The stock filter is a point of restriction. My truck has an Edge Evolution power programmer (I keep it on "tow" setting, which is the most mild of the power settings. I like the extra power because it keeps the truck from prematurely down shifting on a steep grade. However, sometimes I don't think I get quite enough fuel through the filter. I can hear the mechanical lift pump start whirring away (makes a clicking noise), I lose a bit of power, and if I don't back off I can wind up starving the engine. I'm not sure how to go about this. My mechanic tells me I need to run fuel through that stock filter bowl because it contains monitoring equipment such as fuel pressure and temp gauges. Also, the filter bowl outlet and subsequent inlet for the stock lift pump are ridiculously close together. I don't think it's possible to splice in to bypass the filter bowl for veg.
My idea (actually my mechanic's): Take the filter out of the stock filter bowl and just run fuel through there. Install another filter housing / filter in the diesel line. That way, it only filters diesel and it eliminates the veg restriction. That leaves a quart of fuel still in the filter bowl that has to be washed through during purge, but oh well.
Anyone have other ideas about how to tackle this problem?
I am more than pleased with this project! I invested a bunch of money into the conversion (about $4500), but have already recouped that cost in fuel savings. Also, money is not the big issue for me. It is hugely important to me to reduce my environmental impact, avoid giving money to oil companies, and to recycle a waste product. With my work, I have to drive a 4x4 pickup and I have to drive a lot of miles. This allows me to do so with much less impact.
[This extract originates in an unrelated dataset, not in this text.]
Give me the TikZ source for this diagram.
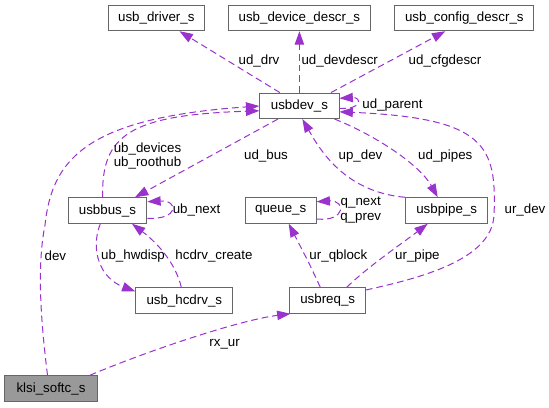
\documentclass[tikz,border=0pt]{standalone}
\usepackage{fontspec}
\setmainfont{Liberation Sans}
\usetikzlibrary{arrows.meta,calc}
\definecolor{edgec}{HTML}{9A32CD}
\definecolor{boxc}{HTML}{666666}
\definecolor{rootfill}{HTML}{999999}
\begin{document}
\begin{tikzpicture}[x=0.75pt,y=-0.75pt,
  box/.style={draw=boxc, line width=0.75pt, fill=white, minimum height=19.1pt, inner sep=0pt, font=\fontsize{10pt}{12pt}\selectfont},
  rootbox/.style={box, fill=rootfill},
  edge/.style={draw=edgec, line width=0.75pt, dash pattern=on 5pt off 3pt, -{Triangle[length=10pt,width=7pt]}},
  lbl/.style={font=\fontsize{10pt}{11pt}\selectfont, inner sep=0pt, align=center}]
\fill[white] (0,0) rectangle (549,407);
\useasboundingbox (0,0) rectangle (549,407);
% nodes
\node[box, minimum width=72.4pt] (drv) at (156.3,18) {usb\_driver\_s};
\node[box, minimum width=107pt] (devdescr) at (299.4,18) {usb\_device\_descr\_s};
\node[box, minimum width=104pt] (cfgdescr) at (464.3,18) {usb\_config\_descr\_s};
\node[box, minimum width=59.4pt] (usbdev) at (299.4,105.8) {usbdev\_s};
\node[box, minimum width=59.1pt] (usbbus) at (107.4,210.5) {usbbus\_s};
\node[box, minimum width=53.1pt] (queue) at (280.7,210.5) {queue\_s};
\node[box, minimum width=61.8pt] (usbpipe) at (446.7,210.5) {usbpipe\_s};
\node[box, minimum width=72.6pt] (hcdrv) at (184.3,300.5) {usb\_hcdrv\_s};
\node[box, minimum width=56.6pt] (usbreq) at (327.7,300.5) {usbreq\_s};
\node[rootbox, minimum width=69.7pt] (klsi) at (51,388.5) {klsi\_softc\_s};
% edges
\draw[edge] ($(usbdev.north)+(-19.6,0)$) -- ($(drv.south)+(23.2,0)$);
\draw[edge] (usbdev.north) -- (devdescr.south);
\draw[edge] ($(usbdev.north)+(31.6,0)$) -- ($(cfgdescr.south)+(-19,0)$);
\draw[edge] ($(usbdev.east)+(0,2.5)$) .. controls (362,110) and (362,97) .. ($(usbdev.east)+(0,-7.5)$);
\draw[edge] ($(usbdev.south)+(-21.4,0)$) -- ($(usbbus.north)+(27.6,0)$);
\draw[edge] ($(usbbus.north)+(-4.7,0)$) .. controls (101,135) and (130,115) .. ($(usbdev.west)+(0,5)$);
\draw[edge] ($(klsi.north)+(-3.5,0)$) .. controls (42,330) and (36,270) .. (45,225) .. controls (52,160) and (85,118) .. ($(usbdev.west)+(0,0.2)$);
\draw[edge] ($(usbbus.east)+(0,7.8)$) .. controls (179,220) and (179,200) .. ($(usbbus.east)+(0,-8.8)$);
\draw[edge] ($(usbbus.south)+(-7.1,0)$) .. controls (90,250) and (100,278) .. ($(hcdrv.west)+(0,-9)$);
\draw[edge] ($(hcdrv.north)+(-3,0)$) .. controls (176,265) and (160,245) .. ($(usbbus.south)+(24.6,0)$);
\draw[edge] ($(queue.east)+(0,8.5)$) .. controls (346,222) and (346,200) .. ($(queue.east)+(0,-8.8)$);
\draw[edge] (usbpipe.north west) .. controls (345,192) and (320,150) .. ($(usbdev.south)+(3,0)$);
\draw[edge] ($(usbdev.south east)+(-5,0)$) .. controls (375,135) and (420,165) .. ($(usbpipe.north)+(-9,0)$);
\draw[edge] ($(usbreq.east)+(0,-10.5)$) .. controls (420,278) and (492,260) .. (494,215) .. controls (497,145) and (485,118) .. ($(usbdev.east)+(0,6)$);
\draw[edge] ($(usbreq.north)+(-7.4,0)$) .. controls (310,265) .. ($(queue.south)+(8,0)$);
\draw[edge] ($(usbreq.north)+(19,0)$) .. controls (370,265) and (400,245) .. ($(usbpipe.south)+(-19,0)$);
\draw[edge] ($(klsi.north)+(38.8,0)$) .. controls (150,350) and (240,320) .. ($(usbreq.south west)+(1,0)$);
% labels
\node[lbl] (l1) at (259,61) {ud\_drv};
\node[lbl] (l2) at (339.7,61) {ud\_devdescr};
\node[lbl] (l3) at (445,61) {ud\_cfgdescr};
\node[lbl] (l4) at (392.5,105) {ud\_parent};
\node[lbl] (l5) at (266,156) {ud\_bus};
\node[lbl] (l6) at (147.5,156) {ub\_devices\\ub\_roothub};
\node[lbl] (l7) at (360.5,156.5) {up\_dev};
\node[lbl] (l8) at (445.3,156.5) {ud\_pipes};
\node[lbl] (l9) at (196.5,209.5) {ub\_next};
\node[lbl] (l10) at (360.7,209.8) {q\_next\\q\_prev};
\node[lbl] (l11) at (525,210) {ur\_dev};
\node[lbl] (l12) at (55.4,256) {dev};
\node[lbl] (l13) at (133,256) {ub\_hwdisp};
\node[lbl] (l14) at (214,256) {hcdrv\_create};
\node[lbl] (l15) at (338.4,256) {ur\_qblock};
\node[lbl] (l16) at (417.4,256) {ur\_pipe};
\node[lbl] (l17) at (224.6,344) {rx\_ur};
\end{tikzpicture}
\end{document}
If you are considering taking on an SVO project, please consider that in order to make it sustainable in the long run, you will likely need to make a significant investment in terms of time, money, and personal commitment.
I would absolutely do this again, and would not hesitate to buy the same kit again.
I'm eager to hear any thoughts those more experienced than me have on my questions / problems and I'm happy to be a help to anyone thinking about getting into SVO.